Bringing a new level to Latino communities at RWU

Bringing a new level to Latino communities at RWU

Kaylee Pugliese, News Editor

Marcela Betancur hopes to bring more engagement to the Latino communities at RWU by using her experiences as a first-generation immigrant who came to the United States at the age of 12.

She was hired by the university’s Latino Policy Institute as their new director in January. 

The LPI, an organization that has resided at the university since 2005, generates unbiased data on Latinos in the state of Rhode Island. The RWU website says that the LPI “stimulates public policy discussions and enhances the public’s understanding of the Rhode Island Latino experience.” The program works to understand, document and engage with Latino communities through research reports, policies and studies around how to better the lives of Latinos in the community.

“I can be part of the growing representation of Latinos in our state,” Betancur said when asked why she enjoys her position at the LPI. The Latino community makes up 15 percent of the population, according to Betancur and the Pew Research Center.

She thinks it is an important opportunity for the state to not only talk about the opportunities and challenges the community already faces, but also how it has changed and how citizens can continue to evolve in the next few decades.

She attended Central Falls High School and Rhode Island College where she majored in political science and political administration.

“This was the first time I was around people that didn’t look like me and who had different cultures and identities,” Betancur said. “It was an eye-opening experience and it led to understand how I can impact our community.”

After graduating college, she worked in affordable housing for five years in project management.

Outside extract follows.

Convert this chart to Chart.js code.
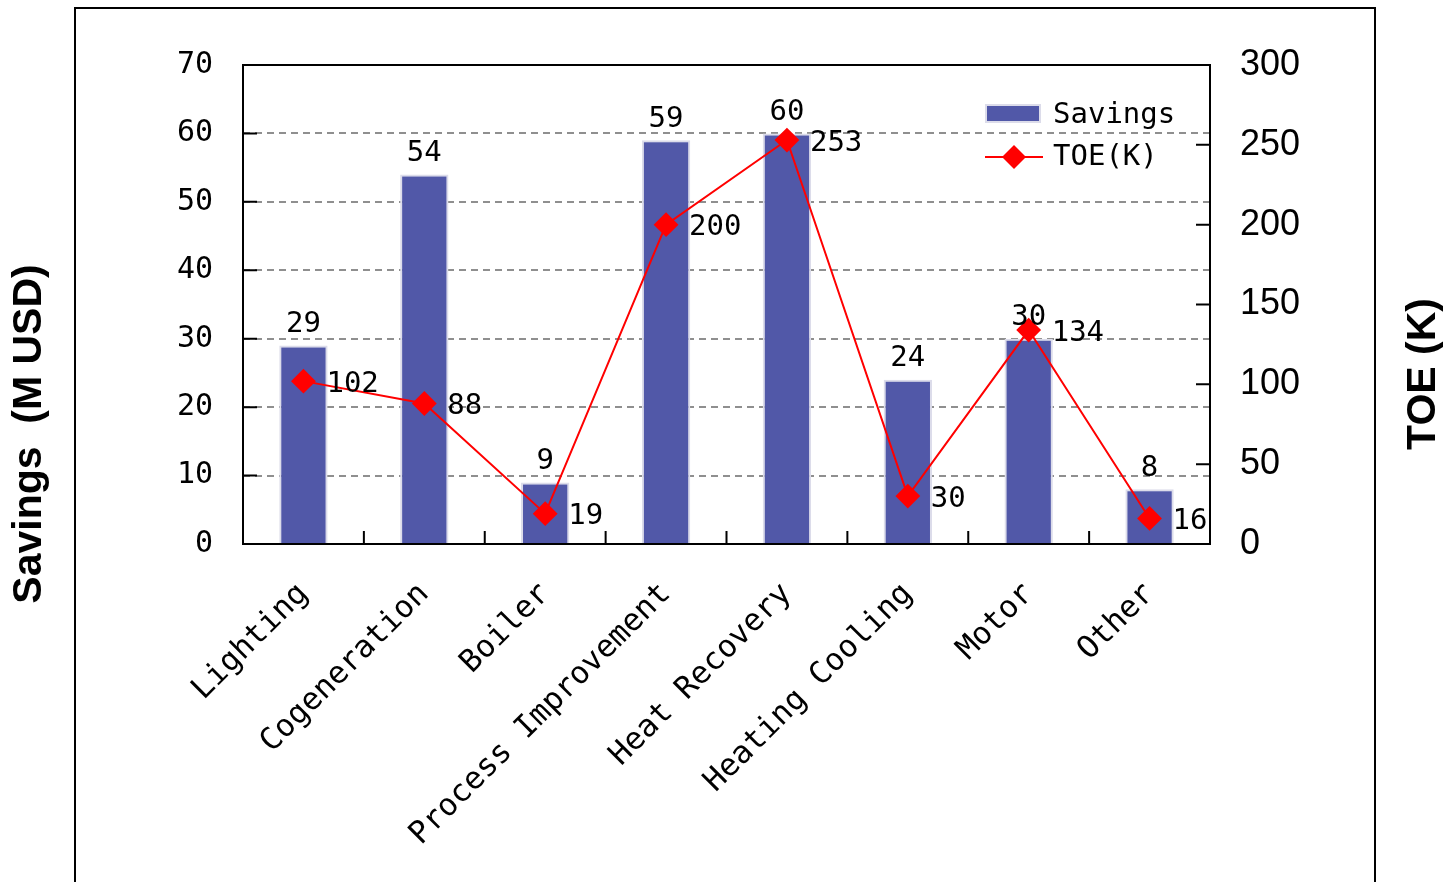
<!DOCTYPE html>
<html>
<head>
<meta charset="utf-8">
<script src="https://cdn.jsdelivr.net/npm/chart.js@4.4.1/dist/chart.umd.min.js"></script>
<style>
  html, body { margin: 0; padding: 0; background: #fff; }
</style>
</head>
<body>
<canvas id="chart" width="1449" height="882"></canvas>
<script>
const categories = ["Lighting", "Cogeneration", "Boiler", "Process Improvement", "Heat Recovery", "Heating Cooling", "Motor", "Other"];
const savings = [29, 54, 9, 59, 60, 24, 30, 8];
const toe = [102, 88, 19, 200, 253, 30, 134, 16];
const savingsTicks = [0, 10, 20, 30, 40, 50, 60, 70];
const toeTicks = [0, 50, 100, 150, 200, 250, 300];

const MONO = "'DejaVu Sans Mono', monospace";
const SANS = "'Liberation Sans', Arial, sans-serif";
const BAR = "#5158a8";

// frame, inner ticks, value labels, legend, axis titles
const decor = {
  id: "decor",
  beforeDraw(chart) {
    const c = chart.ctx;
    c.save();
    c.fillStyle = "#fff";
    c.fillRect(0, 0, chart.width, chart.height);
    c.strokeStyle = "#000";
    c.lineWidth = 2;
    c.strokeRect(75, 8, 1300, 900);
    c.restore();
  },
  afterDatasetsDraw(chart) {
    const c = chart.ctx;
    const a = chart.chartArea;
    const x = chart.scales.x, y = chart.scales.y, y1 = chart.scales.y1;
    c.save();
    c.strokeStyle = "#000";
    c.lineWidth = 2;
    c.strokeRect(a.left, a.top, a.right - a.left, a.bottom - a.top);

    // inward tick marks
    c.beginPath();
    savingsTicks.forEach(v => {
      const py = y.getPixelForValue(v);
      c.moveTo(a.left, py); c.lineTo(a.left + 14, py);
    });
    toeTicks.forEach(v => {
      const py = y1.getPixelForValue(v);
      c.moveTo(a.right, py); c.lineTo(a.right - 14, py);
    });
    for (let i = 1; i < categories.length; i++) {
      const px = (x.getPixelForValue(i - 1) + x.getPixelForValue(i)) / 2;
      c.moveTo(px, a.bottom); c.lineTo(px, a.bottom - 13);
    }
    c.stroke();

    // value labels
    c.fillStyle = "#000";
    c.font = "29px " + MONO;
    c.textAlign = "center";
    c.textBaseline = "middle";
    chart.getDatasetMeta(0).data.forEach((bar, i) => {
      c.fillText(String(savings[i]), bar.x, bar.y - 21);
    });
    c.textAlign = "left";
    chart.getDatasetMeta(1).data.forEach((pt, i) => {
      c.fillText(String(toe[i]), pt.x + 23, pt.y + 3);
    });

    // legend
    c.fillStyle = BAR;
    c.fillRect(986, 105, 54, 17);
    c.strokeStyle = "#dcdcea";
    c.lineWidth = 2;
    c.strokeRect(986, 105, 54, 17);
    c.strokeStyle = "#ff0000";
    c.beginPath(); c.moveTo(985, 157); c.lineTo(1043, 157); c.stroke();
    c.fillStyle = "#ff0000";
    c.beginPath();
    c.moveTo(1014, 145); c.lineTo(1026, 157); c.lineTo(1014, 169); c.lineTo(1002, 157);
    c.closePath(); c.fill();
    c.fillStyle = "#000";
    c.font = "29px " + MONO;
    c.textAlign = "left";
    c.fillText("Savings", 1053, 115);
    c.fillText("TOE(K)", 1053, 157);

    // axis titles
    c.font = "bold 41px " + SANS;
    c.textAlign = "center";
    c.save();
    c.translate(30, 434);
    c.rotate(-Math.PI / 2);
    c.fillText("Savings  (M USD)", 0, 0);
    c.restore();
    c.save();
    c.translate(1424, 374);
    c.rotate(-Math.PI / 2);
    c.fillText("TOE (K)", 0, 0);
    c.restore();
    c.restore();
  }
};

new Chart(document.getElementById("chart"), {
  data: {
    labels: categories,
    datasets: [
      {
        type: "bar",
        label: "Savings",
        data: savings,
        yAxisID: "y",
        backgroundColor: BAR,
        borderColor: "#dcdcea",
        borderWidth: 2,
        barPercentage: 0.4,
        categoryPercentage: 1,
        order: 1,
      },
      {
        type: "line",
        label: "TOE(K)",
        data: toe,
        yAxisID: "y1",
        borderColor: "#ff0000",
        backgroundColor: "#ff0000",
        borderWidth: 2,
        pointStyle: "rectRot",
        pointRadius: 11,
        pointHoverRadius: 11,
        tension: 0,
        order: 0,
      },
    ],
  },
  options: {
    responsive: false,
    animation: false,
    devicePixelRatio: 1,
    layout: { padding: { top: 65, left: 0, right: 0, bottom: 0 } },
    plugins: { legend: { display: false }, tooltip: { enabled: false } },
    scales: {
      x: {
        grid: { display: false },
        border: { display: false },
        ticks: {
          autoSkip: false,
          maxRotation: 45,
          minRotation: 45,
          padding: 24,
          color: "#000",
          font: { family: MONO, size: 31 },
        },
        afterFit: s => { s.height = 338; },
      },
      y: {
        position: "left",
        min: savingsTicks[0],
        max: savingsTicks[savingsTicks.length - 1],
        ticks: {
          stepSize: 10,
          padding: 30,
          color: "#000",
          font: { family: MONO, size: 30 },
        },
        grid: {
          drawTicks: false,
          lineWidth: 2,
          color: ctx => (ctx.tick && (ctx.tick.value === 0 || ctx.tick.value === 70)) ? "rgba(0,0,0,0)" : "#8f8f8f",
        },
        border: { display: false, dash: [7, 5] },
        afterFit: s => { s.width = 243; },
      },
      y1: {
        position: "right",
        min: toeTicks[0],
        max: toeTicks[toeTicks.length - 1],
        ticks: {
          stepSize: 50,
          padding: 30,
          color: "#000",
          font: { family: SANS, size: 36 },
        },
        grid: { display: false, drawTicks: false },
        border: { display: false },
        afterFit: s => { s.width = 239; },
      },
    },
  },
  plugins: [decor],
});
</script>
</body>
</html>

She later went on to work for the American Civil Liberties Union in Rhode Island as a lobbyist at the state house where she focused much of her time on research and policy regarding what the state could do for different communities.

“It taught me a lot more about my community and how people of color and low-income individuals are targeted many times by bad policy without ever taking them into consideration,” Betancur said.

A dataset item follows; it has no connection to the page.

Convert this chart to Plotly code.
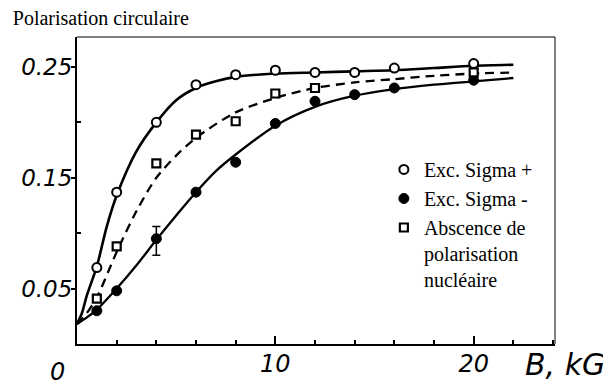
import plotly.graph_objects as go

# ---- data ----
B_points = [1, 2, 4, 6, 8, 10, 12, 14, 16, 20]
sigma_plus = [0.069, 0.137, 0.200, 0.234, 0.243, 0.247, 0.245, 0.245, 0.249, 0.253]
sigma_minus = [0.030, 0.048, 0.095, 0.137, 0.164, 0.199, 0.219, 0.225, 0.231, 0.238]
sigma_minus_err_plus = [None, None, 0.011, None, None, None, None, None, None, None]
sigma_minus_err_minus = [None, None, 0.015, None, None, None, None, None, None, None]

B_squares = [1, 2, 4, 6, 8, 10, 12, 20]
no_nuclear = [0.041, 0.088, 0.163, 0.189, 0.201, 0.226, 0.231, 0.245]

# fitted curves (as drawn)
curve_plus_x = [0, 0.25, 0.5, 1, 1.5, 2, 3, 4, 5, 6, 7, 8, 10, 12, 14, 16, 18, 20, 22]
curve_plus_y = [0.018, 0.028, 0.044, 0.070, 0.106, 0.134, 0.174, 0.200, 0.220, 0.231,
                0.237, 0.241, 0.244, 0.245, 0.246, 0.247, 0.249, 0.251, 0.252]
curve_minus_x = [0, 0.5, 1, 2, 3, 4, 5, 6, 7, 8, 10, 12, 14, 16, 18, 20, 22]
curve_minus_y = [0.018, 0.024, 0.031, 0.050, 0.071, 0.094, 0.116, 0.137, 0.156, 0.171,
                 0.197, 0.214, 0.224, 0.230, 0.234, 0.237, 0.240]
curve_none_x = [0, 0.5, 1, 2, 3, 4, 5, 6, 8, 10, 12, 14, 16, 18, 20, 22]
curve_none_y = [0.018, 0.028, 0.042, 0.083, 0.120, 0.150, 0.170, 0.186, 0.209, 0.222,
                0.231, 0.236, 0.239, 0.242, 0.244, 0.245]

y_tickvals = [0.05, 0.15, 0.25]
y_ticktext = ["0.05", "0.15", "0.25"]
y_minor = [0.10, 0.20]
x_tickvals = [10, 20]
x_ticktext = ["10", "20"]

fig = go.Figure()

fig.add_trace(go.Scatter(x=curve_plus_x, y=curve_plus_y, mode="lines",
                         line=dict(color="black", width=2.6, shape="spline", smoothing=0.8),
                         showlegend=False, hoverinfo="skip"))
fig.add_trace(go.Scatter(x=curve_none_x, y=curve_none_y, mode="lines",
                         line=dict(color="black", width=2.3, dash="9px,6px", shape="spline", smoothing=0.8),
                         showlegend=False, hoverinfo="skip"))
fig.add_trace(go.Scatter(x=curve_minus_x, y=curve_minus_y, mode="lines",
                         line=dict(color="black", width=2.3, shape="spline", smoothing=0.8),
                         showlegend=False, hoverinfo="skip"))

fig.add_trace(go.Scatter(x=B_points, y=sigma_plus, mode="markers", name="Exc. Sigma +",
                         marker=dict(symbol="circle", size=9, color="white",
                                     line=dict(color="black", width=2))))
fig.add_trace(go.Scatter(x=B_points, y=sigma_minus, mode="markers", name="Exc. Sigma -",
                         marker=dict(symbol="circle", size=10, color="black",
                                     line=dict(color="black", width=1)),
                         error_y=dict(type="data", symmetric=False, array=sigma_minus_err_plus,
                                      arrayminus=sigma_minus_err_minus, color="black",
                                      thickness=1.5, width=4)))
fig.add_trace(go.Scatter(x=B_squares, y=no_nuclear, mode="markers",
                         name="Abscence de<br>polarisation<br>nucléaire",
                         marker=dict(symbol="square", size=8, color="white",
                                     line=dict(color="black", width=2.2))))

# thin top/right frame
fig.add_shape(type="line", xref="paper", yref="paper", x0=0, x1=1, y0=1, y1=1,
              line=dict(color="black", width=1))
fig.add_shape(type="line", xref="paper", yref="paper", x0=1, x1=1, y0=0, y1=1,
              line=dict(color="black", width=1))

fig.add_annotation(text="0", xref="paper", yref="paper", x=-0.04, y=0, yshift=-12,
                   xanchor="center", yanchor="top", showarrow=False,
                   font=dict(family="DejaVu Sans", size=24, color="black", style="italic"))
fig.add_annotation(text="B, kG", xref="paper", yref="paper", x=1.109, y=0, yshift=-1,
                   xanchor="right", yanchor="top", showarrow=False,
                   font=dict(family="DejaVu Sans", size=30, color="black", style="italic"))

fig.update_xaxes(range=[0, 24.1], showline=True, linecolor="black", linewidth=2,
                 tickmode="array", tickvals=x_tickvals, ticktext=x_ticktext,
                 ticks="inside", ticklen=8, tickwidth=2, tickcolor="black",
                 ticklabelstandoff=-3,
                 minor=dict(dtick=2, tick0=0, ticks="inside", ticklen=4, tickwidth=1.5, tickcolor="black"),
                 tickfont=dict(family="DejaVu Sans", size=24, color="black", style="italic"),
                 showgrid=False, zeroline=False)
fig.update_yaxes(range=[0, 0.277], showline=True, linecolor="black", linewidth=2,
                 tickmode="array", tickvals=y_tickvals, ticktext=y_ticktext,
                 ticks="outside", ticklen=4, tickwidth=1.5, tickcolor="black",
                 ticklabelstandoff=-6,
                 minor=dict(tickvals=y_minor, ticks="inside", ticklen=4, tickwidth=1.5, tickcolor="black"),
                 tickfont=dict(family="DejaVu Sans", size=23, color="black", style="italic"),
                 showgrid=False, zeroline=False)

fig.update_layout(
    width=603, height=384,
    margin=dict(l=69, r=56, t=29, b=48),
    paper_bgcolor="white", plot_bgcolor="white",
    title=dict(text="Polarisation circulaire", x=0.008, xanchor="left", xref="container",
               y=0.992, yanchor="top", pad=dict(t=0, l=0),
               font=dict(family="Liberation Serif", size=20, color="black")),
    legend=dict(x=0.642, y=0.632, xanchor="left", yanchor="top", valign="top",
                bgcolor="rgba(0,0,0,0)", borderwidth=0, itemwidth=30,
                font=dict(family="Liberation Serif", size=20, color="black"),
                tracegroupgap=0),
    showlegend=True,
)

fig.write_html("out.html")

“One of the things I really want to do during my time here is to connect the different aspects and parts of the university such as the students, faculty and staff into the work that the [LPI] has done and can do,” she said.

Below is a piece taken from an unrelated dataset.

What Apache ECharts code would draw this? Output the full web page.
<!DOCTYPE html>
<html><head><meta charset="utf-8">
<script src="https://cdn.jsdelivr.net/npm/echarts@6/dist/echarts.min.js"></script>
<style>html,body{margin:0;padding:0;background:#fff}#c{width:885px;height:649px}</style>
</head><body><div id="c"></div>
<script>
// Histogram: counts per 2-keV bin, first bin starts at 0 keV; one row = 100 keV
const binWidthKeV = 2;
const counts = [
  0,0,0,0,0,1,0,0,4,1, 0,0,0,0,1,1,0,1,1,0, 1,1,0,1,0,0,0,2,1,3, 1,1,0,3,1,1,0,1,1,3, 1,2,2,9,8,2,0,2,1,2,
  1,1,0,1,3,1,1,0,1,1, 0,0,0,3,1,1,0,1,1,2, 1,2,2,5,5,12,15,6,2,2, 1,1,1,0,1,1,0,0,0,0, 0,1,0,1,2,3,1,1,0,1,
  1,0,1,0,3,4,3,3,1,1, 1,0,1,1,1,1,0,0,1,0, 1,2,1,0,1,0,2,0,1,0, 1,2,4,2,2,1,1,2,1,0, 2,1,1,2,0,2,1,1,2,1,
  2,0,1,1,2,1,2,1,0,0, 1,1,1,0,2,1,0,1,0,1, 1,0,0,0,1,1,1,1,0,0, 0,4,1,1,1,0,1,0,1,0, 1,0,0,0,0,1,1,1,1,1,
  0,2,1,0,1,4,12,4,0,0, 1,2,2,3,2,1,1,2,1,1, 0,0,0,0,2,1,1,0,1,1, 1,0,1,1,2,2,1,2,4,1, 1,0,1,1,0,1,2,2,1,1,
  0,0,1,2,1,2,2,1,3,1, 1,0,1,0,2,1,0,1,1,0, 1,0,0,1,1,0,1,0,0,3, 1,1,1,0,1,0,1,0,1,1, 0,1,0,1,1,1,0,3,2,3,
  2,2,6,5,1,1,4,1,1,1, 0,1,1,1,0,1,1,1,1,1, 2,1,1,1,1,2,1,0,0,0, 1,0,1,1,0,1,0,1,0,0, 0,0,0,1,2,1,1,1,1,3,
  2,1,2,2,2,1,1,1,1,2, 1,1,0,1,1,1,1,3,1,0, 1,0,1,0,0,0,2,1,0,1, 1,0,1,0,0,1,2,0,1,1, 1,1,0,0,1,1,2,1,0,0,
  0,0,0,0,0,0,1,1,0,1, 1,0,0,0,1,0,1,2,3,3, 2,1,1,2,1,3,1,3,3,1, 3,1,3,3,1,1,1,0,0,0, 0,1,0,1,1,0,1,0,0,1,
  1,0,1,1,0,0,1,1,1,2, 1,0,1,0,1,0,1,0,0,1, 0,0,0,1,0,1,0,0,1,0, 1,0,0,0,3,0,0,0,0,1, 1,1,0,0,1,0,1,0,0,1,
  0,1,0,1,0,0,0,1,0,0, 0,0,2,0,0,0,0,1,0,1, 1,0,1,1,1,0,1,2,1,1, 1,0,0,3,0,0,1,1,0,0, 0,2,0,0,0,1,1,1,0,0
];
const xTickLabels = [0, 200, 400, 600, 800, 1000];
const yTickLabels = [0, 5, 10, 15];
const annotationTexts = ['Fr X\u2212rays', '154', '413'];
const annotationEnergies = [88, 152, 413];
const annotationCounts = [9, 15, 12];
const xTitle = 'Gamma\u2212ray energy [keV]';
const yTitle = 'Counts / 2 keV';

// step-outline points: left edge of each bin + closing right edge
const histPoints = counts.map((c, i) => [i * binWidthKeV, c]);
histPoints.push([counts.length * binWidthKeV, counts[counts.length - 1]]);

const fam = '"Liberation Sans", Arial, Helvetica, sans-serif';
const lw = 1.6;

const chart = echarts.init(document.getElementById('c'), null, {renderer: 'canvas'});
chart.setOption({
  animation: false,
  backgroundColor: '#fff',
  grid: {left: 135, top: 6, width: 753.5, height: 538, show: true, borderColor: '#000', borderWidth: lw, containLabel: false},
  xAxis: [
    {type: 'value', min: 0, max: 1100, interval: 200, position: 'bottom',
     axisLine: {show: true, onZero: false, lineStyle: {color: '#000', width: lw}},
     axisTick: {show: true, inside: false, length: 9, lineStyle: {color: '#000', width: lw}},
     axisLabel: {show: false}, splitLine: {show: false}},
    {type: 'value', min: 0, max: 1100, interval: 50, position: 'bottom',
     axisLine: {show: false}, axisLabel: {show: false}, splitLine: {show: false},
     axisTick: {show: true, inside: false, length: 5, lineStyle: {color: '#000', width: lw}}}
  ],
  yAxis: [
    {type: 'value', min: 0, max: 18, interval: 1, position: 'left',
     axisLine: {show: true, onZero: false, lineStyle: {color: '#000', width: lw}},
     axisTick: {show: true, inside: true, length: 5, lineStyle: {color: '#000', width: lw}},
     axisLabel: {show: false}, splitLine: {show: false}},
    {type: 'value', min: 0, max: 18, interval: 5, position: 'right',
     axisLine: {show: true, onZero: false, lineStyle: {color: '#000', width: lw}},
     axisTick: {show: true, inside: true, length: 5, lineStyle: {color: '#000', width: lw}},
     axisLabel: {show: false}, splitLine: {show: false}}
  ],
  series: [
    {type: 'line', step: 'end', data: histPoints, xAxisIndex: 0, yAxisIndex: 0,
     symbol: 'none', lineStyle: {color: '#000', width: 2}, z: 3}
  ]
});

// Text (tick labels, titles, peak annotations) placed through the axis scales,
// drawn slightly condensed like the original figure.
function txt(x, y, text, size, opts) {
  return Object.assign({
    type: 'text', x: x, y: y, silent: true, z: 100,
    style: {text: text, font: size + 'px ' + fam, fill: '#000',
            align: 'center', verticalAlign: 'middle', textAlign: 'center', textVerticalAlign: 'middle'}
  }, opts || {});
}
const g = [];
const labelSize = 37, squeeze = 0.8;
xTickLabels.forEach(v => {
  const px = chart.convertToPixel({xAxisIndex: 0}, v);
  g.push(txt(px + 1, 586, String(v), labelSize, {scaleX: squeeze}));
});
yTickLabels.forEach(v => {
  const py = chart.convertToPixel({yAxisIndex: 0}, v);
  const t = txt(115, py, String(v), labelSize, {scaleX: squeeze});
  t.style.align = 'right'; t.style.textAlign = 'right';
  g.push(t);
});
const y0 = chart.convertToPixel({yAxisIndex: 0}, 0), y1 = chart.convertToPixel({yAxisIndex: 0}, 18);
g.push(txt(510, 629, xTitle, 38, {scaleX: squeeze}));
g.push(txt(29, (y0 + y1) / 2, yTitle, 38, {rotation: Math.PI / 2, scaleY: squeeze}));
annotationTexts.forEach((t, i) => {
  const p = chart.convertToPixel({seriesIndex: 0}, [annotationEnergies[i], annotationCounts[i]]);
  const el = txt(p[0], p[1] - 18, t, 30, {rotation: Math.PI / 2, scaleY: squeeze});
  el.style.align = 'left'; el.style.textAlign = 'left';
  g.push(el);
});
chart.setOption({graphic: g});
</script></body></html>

Betancur talked about what the term “monolithic” means in terms of Latino communities.

“Sometimes when we think of Latinos, we think that we all speak Spanish, our ‘legal’ status is all the same, everyone has the same religion, everyone eats the same things — and that’s very untrue,” Betancur said.

There are various cultures in Latino communities. She noted that, for example, they eat many different foods from each other.

“I joke a lot about this but I had never in my life had a taco until l came to this country,” Betancur said.

She hopes to be able to work with students and faculty who do not identify as Latino, but who want to learn and understand more about the community. She hopes to collaborate with the Latin American Association and the Community Partnership Center at RWU.

Her main message was that not all Latinos are the same.

“If you have met one, you haven’t met all of us.”